Today marks the 100th anniversary of the beginning of the Civil War.
The conflict lasted almost a year, cost 2,000 lives, and devastated the country. The cost of the physical destruction has been put at £50m in 1922 values.
Six months earlier, the leaders of the Irish War of Independence signed a Treaty with Britain, that ended the war and offered limited independence inside the British Commonwealth.
There would be no Irish Republic, the new entity would be called the Irish Free State.
All members of the new Irish parliament, the Dáil, would have to swear an oath of allegiance to the British crown.
The Dáil narrowly voted to accept the terms of the Treaty, but those opposed to it believed too much had been conceded to the British, and that the ideals of the Republic had been betrayed.
The new Provisional Government saw the Treaty as a beginning not an end, and the freedoms that had been won could be expanded upon.
Reconciliation proved impossible. The anti-Treaty wing of the Irish Republican Army renounced its allegiance to the Dáil and the Government, and declared itself the defender of an Irish Republic.
Both sides prepared for war. The new Free State Army received substantial arms shipments from Britain.
The anti-Treaty IRA stole weapons from the Free State Army, the new Civic Guard police force, the British Army and Royal Navy.
The anti-Treaty IRA seized the Four Courts complex in Dublin as its new headquarters.
The Provisional Government held off from reacting, partly out of hope that reconciliation was still possible, but also because the Free State Army was not ready for battle.
Read more - Civil War 1922: Darkness descends
Pressure from the British to act grew, while the government itself knew its credibility was on the line as long as the strength of the anti-Treaty IRA increased.
There were faint hopes that war could be avoided. The government tried to get Britain to accept a new Free State Constitution that took away many of the conditions of the Treaty, and some senior IRA leaders believed this could indeed be a way out of the crisis.
But Britain would not budge on the terms of the Treaty.
The General Election of June 1922 saw a decisive victory for the pro-Treaty cause, as well as for Labour, farmers' candidates and Independents, sending a message from the people that they wanted no war.
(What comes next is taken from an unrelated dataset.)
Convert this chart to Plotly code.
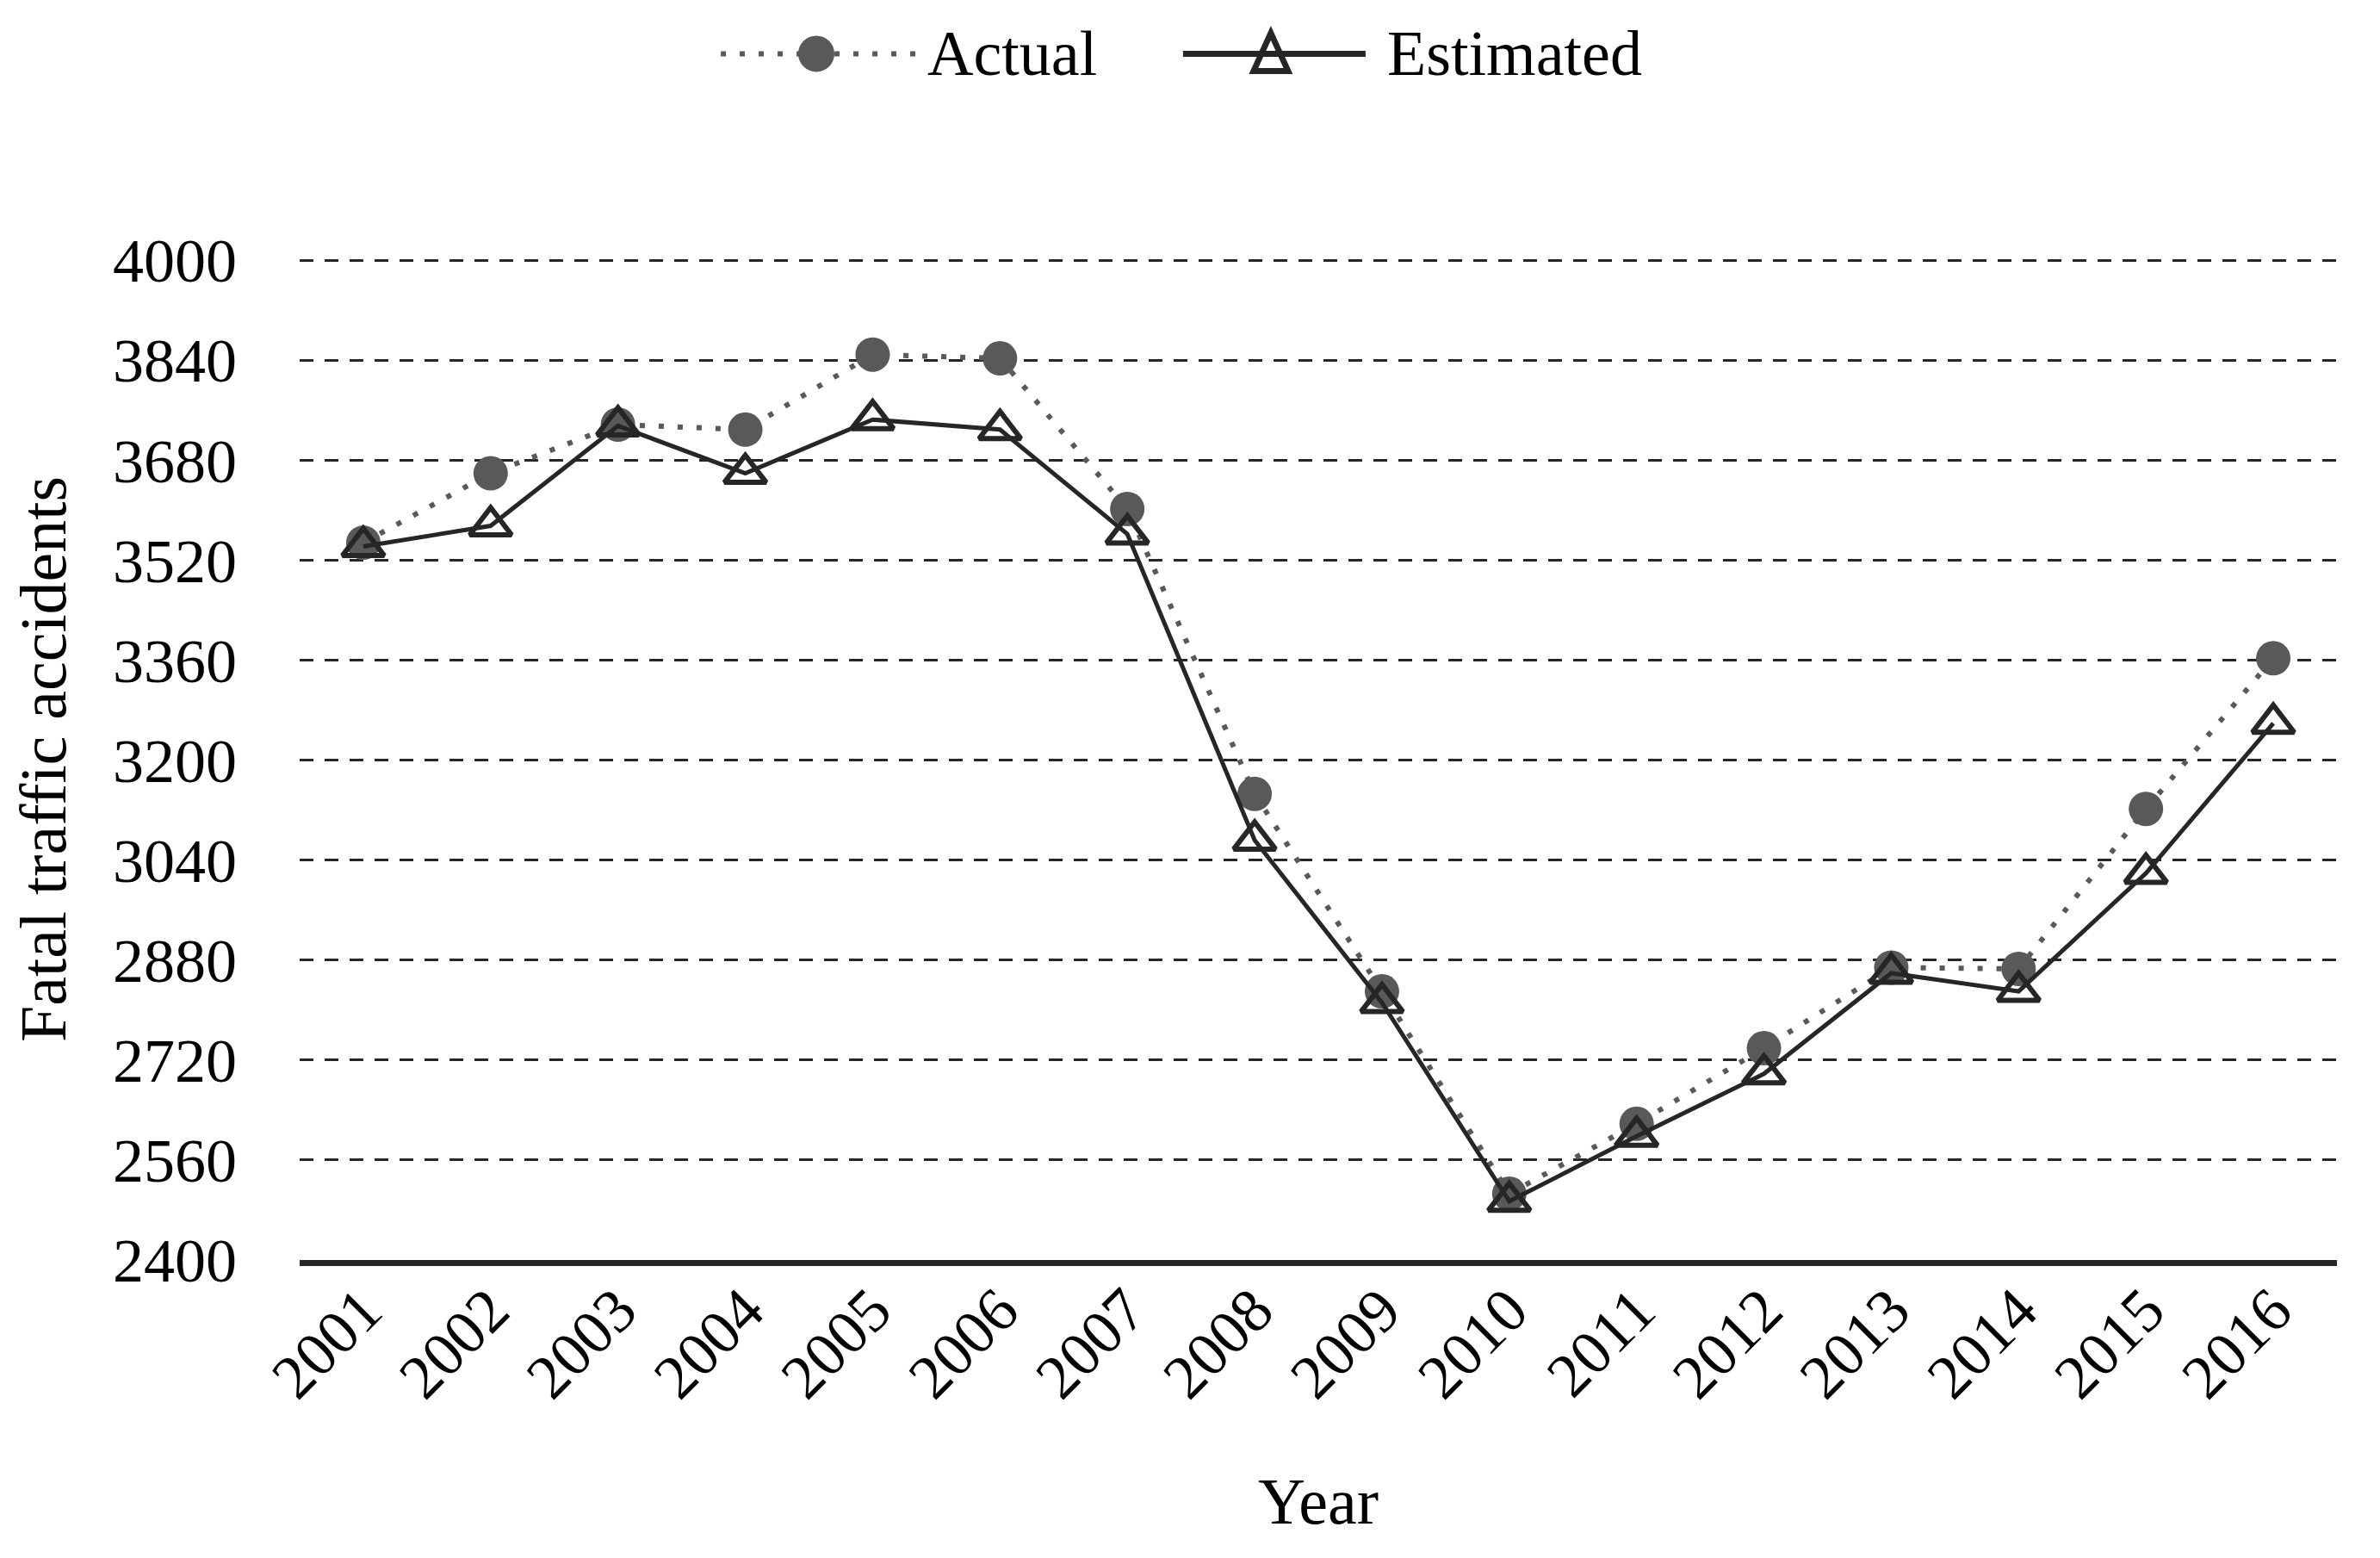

But almost immediately these hopes were dashed.
On 22 June, one of Britain’s most senior army officers, Field Marshal Henry Wilson, was shot dead outside his home by two members of the London IRA.
Responsibility for the assassination has never been proved, but the British immediately blamed the anti-Treaty IRA in the Four Courts, and gave the Irish government an ultimatum: deal with them, or we will.
The Provisional Government had just received this ultimatum when, in retaliation for the arrest of IRA officer Leo Henderson, the IRA kidnapped a Free State Army general, JJ O’Connell.
The government believed time had finally run out on the chances for peace, and ordered the army to prepare to fire on the Four Courts, unless the IRA garrison surrendered.
The anti-Treaty IRA men inside the building were given almost no time at all to consider the demand, before the Free State Army opened fire with borrowed British artillery, at just after 4am, on Wednesday 28 June 1922.